Stored entries:
·····

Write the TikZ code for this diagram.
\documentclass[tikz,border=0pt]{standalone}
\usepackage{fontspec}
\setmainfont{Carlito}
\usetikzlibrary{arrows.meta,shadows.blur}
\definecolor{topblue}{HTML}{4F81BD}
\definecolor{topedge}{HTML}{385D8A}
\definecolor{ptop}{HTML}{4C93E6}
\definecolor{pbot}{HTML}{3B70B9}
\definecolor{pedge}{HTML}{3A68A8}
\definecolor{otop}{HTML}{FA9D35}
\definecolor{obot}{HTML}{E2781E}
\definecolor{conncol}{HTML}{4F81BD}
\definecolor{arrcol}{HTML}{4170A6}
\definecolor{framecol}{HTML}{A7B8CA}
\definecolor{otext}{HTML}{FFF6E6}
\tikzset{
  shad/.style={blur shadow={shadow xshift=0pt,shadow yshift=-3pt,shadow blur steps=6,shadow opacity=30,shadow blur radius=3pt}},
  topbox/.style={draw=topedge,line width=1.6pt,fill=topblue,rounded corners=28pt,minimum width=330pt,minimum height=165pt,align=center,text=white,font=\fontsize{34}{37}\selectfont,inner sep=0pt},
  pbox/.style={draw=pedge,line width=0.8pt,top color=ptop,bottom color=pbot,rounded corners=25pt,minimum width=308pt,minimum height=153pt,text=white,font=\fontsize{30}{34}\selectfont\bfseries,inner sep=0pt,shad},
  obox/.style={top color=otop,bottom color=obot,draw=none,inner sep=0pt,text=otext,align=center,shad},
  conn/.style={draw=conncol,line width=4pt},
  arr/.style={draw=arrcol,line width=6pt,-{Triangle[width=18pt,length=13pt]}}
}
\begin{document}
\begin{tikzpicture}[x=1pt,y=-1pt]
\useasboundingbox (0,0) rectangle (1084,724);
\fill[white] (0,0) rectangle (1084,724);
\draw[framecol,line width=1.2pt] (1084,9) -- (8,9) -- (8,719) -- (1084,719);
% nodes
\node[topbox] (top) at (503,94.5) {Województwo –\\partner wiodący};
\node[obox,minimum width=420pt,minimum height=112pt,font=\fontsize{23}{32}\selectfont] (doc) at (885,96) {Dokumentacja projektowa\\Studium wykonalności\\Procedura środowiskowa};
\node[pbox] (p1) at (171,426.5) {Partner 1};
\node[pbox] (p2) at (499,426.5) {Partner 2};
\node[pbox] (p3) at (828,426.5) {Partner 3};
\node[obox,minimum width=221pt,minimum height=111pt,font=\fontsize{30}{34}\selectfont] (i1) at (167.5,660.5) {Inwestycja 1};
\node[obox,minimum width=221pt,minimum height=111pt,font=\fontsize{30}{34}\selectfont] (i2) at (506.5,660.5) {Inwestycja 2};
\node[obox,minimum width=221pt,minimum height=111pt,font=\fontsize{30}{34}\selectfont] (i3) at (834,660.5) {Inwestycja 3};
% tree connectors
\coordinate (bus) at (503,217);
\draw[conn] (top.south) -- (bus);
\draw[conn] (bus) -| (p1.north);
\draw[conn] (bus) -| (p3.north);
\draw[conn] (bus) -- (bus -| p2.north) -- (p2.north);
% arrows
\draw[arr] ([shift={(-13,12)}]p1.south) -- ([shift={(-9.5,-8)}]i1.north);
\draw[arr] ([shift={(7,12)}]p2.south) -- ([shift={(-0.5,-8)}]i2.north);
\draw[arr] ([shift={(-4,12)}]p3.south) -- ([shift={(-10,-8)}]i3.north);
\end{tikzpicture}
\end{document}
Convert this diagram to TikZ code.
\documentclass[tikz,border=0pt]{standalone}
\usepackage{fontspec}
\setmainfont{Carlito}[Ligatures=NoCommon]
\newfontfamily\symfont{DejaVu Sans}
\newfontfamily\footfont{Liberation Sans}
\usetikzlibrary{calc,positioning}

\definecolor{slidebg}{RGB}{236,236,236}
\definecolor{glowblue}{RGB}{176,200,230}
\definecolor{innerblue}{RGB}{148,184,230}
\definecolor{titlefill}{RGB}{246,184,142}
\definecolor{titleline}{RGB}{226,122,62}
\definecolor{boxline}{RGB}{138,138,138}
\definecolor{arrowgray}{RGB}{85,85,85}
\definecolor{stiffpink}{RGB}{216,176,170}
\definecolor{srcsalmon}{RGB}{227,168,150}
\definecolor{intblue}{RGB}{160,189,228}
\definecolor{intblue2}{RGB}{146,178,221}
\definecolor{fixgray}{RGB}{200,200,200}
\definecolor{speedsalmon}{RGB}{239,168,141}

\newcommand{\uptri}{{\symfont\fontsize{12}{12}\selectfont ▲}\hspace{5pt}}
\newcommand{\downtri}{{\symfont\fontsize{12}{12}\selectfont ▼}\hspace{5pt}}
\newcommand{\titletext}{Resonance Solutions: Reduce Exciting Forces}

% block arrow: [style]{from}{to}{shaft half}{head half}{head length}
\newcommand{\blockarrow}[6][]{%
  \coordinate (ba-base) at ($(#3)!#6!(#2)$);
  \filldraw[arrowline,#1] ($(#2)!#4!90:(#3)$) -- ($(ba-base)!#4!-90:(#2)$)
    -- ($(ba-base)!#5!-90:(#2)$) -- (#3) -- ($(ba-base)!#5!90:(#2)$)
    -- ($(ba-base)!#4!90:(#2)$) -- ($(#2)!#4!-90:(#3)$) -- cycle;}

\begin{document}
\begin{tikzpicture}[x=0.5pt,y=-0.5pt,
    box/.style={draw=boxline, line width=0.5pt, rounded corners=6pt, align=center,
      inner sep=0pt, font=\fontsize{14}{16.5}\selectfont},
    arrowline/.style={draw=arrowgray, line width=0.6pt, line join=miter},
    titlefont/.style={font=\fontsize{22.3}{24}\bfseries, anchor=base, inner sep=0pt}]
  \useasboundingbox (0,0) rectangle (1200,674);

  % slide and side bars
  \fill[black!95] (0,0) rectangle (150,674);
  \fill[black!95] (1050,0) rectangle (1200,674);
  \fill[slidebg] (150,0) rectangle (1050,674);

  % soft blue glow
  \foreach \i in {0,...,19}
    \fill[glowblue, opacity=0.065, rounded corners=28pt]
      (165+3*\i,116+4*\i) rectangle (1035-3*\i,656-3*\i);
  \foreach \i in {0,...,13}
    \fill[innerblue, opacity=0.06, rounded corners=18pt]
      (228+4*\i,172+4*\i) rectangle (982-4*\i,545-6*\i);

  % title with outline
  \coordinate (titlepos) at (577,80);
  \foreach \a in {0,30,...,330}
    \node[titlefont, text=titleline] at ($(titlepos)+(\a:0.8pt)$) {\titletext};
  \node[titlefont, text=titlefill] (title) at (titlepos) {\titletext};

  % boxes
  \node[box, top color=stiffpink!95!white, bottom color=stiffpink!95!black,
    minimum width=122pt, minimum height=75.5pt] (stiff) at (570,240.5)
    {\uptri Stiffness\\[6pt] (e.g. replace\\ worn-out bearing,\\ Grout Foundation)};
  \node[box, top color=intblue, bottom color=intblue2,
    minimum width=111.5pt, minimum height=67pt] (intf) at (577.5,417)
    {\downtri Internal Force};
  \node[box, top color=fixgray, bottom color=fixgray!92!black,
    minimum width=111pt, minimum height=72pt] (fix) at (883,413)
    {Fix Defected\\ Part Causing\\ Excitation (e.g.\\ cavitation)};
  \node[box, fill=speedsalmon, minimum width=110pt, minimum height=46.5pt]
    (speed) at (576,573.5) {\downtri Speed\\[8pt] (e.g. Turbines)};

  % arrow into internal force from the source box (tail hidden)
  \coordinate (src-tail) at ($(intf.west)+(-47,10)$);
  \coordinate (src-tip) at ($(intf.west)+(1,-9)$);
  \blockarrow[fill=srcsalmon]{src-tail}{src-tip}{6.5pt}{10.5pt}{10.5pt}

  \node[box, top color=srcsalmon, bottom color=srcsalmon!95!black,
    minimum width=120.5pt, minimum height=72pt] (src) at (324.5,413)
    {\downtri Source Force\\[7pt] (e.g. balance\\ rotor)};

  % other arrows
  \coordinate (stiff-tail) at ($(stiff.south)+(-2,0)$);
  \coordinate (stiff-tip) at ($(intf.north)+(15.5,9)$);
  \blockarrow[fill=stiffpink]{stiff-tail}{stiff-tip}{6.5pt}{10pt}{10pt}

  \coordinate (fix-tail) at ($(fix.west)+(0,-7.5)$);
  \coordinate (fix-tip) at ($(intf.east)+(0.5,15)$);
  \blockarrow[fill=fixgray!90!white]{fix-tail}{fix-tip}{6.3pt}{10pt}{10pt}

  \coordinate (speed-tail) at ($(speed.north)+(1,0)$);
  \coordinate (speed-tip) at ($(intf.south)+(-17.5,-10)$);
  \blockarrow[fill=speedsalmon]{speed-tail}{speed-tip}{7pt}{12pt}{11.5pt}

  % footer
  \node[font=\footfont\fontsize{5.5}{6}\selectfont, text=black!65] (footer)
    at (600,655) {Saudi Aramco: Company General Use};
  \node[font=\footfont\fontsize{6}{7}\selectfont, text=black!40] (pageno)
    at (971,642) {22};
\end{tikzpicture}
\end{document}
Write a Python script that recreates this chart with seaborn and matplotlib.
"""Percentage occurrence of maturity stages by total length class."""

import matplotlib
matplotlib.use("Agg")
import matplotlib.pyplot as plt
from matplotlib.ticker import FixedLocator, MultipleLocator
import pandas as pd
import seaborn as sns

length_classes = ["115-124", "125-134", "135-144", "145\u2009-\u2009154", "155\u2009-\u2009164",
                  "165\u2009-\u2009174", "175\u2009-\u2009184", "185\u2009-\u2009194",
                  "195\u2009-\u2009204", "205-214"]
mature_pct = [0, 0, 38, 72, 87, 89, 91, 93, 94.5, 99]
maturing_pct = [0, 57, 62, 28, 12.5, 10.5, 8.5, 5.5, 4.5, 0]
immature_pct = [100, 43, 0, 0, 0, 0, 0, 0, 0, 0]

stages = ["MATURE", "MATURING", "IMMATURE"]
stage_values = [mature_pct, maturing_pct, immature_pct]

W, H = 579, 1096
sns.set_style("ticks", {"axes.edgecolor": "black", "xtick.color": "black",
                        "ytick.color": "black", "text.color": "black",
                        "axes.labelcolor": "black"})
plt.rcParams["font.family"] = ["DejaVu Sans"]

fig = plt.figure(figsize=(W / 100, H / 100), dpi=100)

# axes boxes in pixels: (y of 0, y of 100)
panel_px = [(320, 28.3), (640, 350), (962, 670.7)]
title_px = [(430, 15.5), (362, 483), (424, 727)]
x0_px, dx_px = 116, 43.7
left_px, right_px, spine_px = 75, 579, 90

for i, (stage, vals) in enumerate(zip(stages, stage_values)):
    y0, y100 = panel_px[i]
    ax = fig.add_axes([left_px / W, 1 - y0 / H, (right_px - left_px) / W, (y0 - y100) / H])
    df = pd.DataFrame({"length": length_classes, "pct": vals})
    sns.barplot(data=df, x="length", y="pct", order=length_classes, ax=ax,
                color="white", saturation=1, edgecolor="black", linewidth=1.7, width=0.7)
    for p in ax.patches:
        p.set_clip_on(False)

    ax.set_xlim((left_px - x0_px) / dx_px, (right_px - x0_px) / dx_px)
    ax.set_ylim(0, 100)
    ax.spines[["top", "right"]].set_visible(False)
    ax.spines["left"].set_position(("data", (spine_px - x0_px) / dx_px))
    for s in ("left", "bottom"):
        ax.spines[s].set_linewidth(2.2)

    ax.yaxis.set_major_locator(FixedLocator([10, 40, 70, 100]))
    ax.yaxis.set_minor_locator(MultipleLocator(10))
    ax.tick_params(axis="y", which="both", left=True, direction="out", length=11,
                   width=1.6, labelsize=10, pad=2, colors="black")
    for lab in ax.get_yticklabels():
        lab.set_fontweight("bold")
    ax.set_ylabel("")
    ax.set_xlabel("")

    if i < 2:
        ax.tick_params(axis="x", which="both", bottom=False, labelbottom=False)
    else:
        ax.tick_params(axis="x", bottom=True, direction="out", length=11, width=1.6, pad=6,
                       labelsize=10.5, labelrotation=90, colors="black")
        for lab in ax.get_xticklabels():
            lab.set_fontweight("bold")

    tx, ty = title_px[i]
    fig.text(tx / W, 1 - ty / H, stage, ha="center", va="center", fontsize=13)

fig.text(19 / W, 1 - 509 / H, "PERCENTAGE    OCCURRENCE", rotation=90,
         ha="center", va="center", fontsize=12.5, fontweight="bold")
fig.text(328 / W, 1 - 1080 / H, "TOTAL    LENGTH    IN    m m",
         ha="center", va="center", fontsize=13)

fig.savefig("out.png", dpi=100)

·····

**Written task**. Above are the records; print exactly the lines from the line with "Write a Python" to the line with "occurrence of maturity", including both, and nothing else.

**Reply to the exercise**.
Write a Python script that recreates this chart with seaborn and matplotlib.
"""Percentage occurrence of maturity stages by total length class."""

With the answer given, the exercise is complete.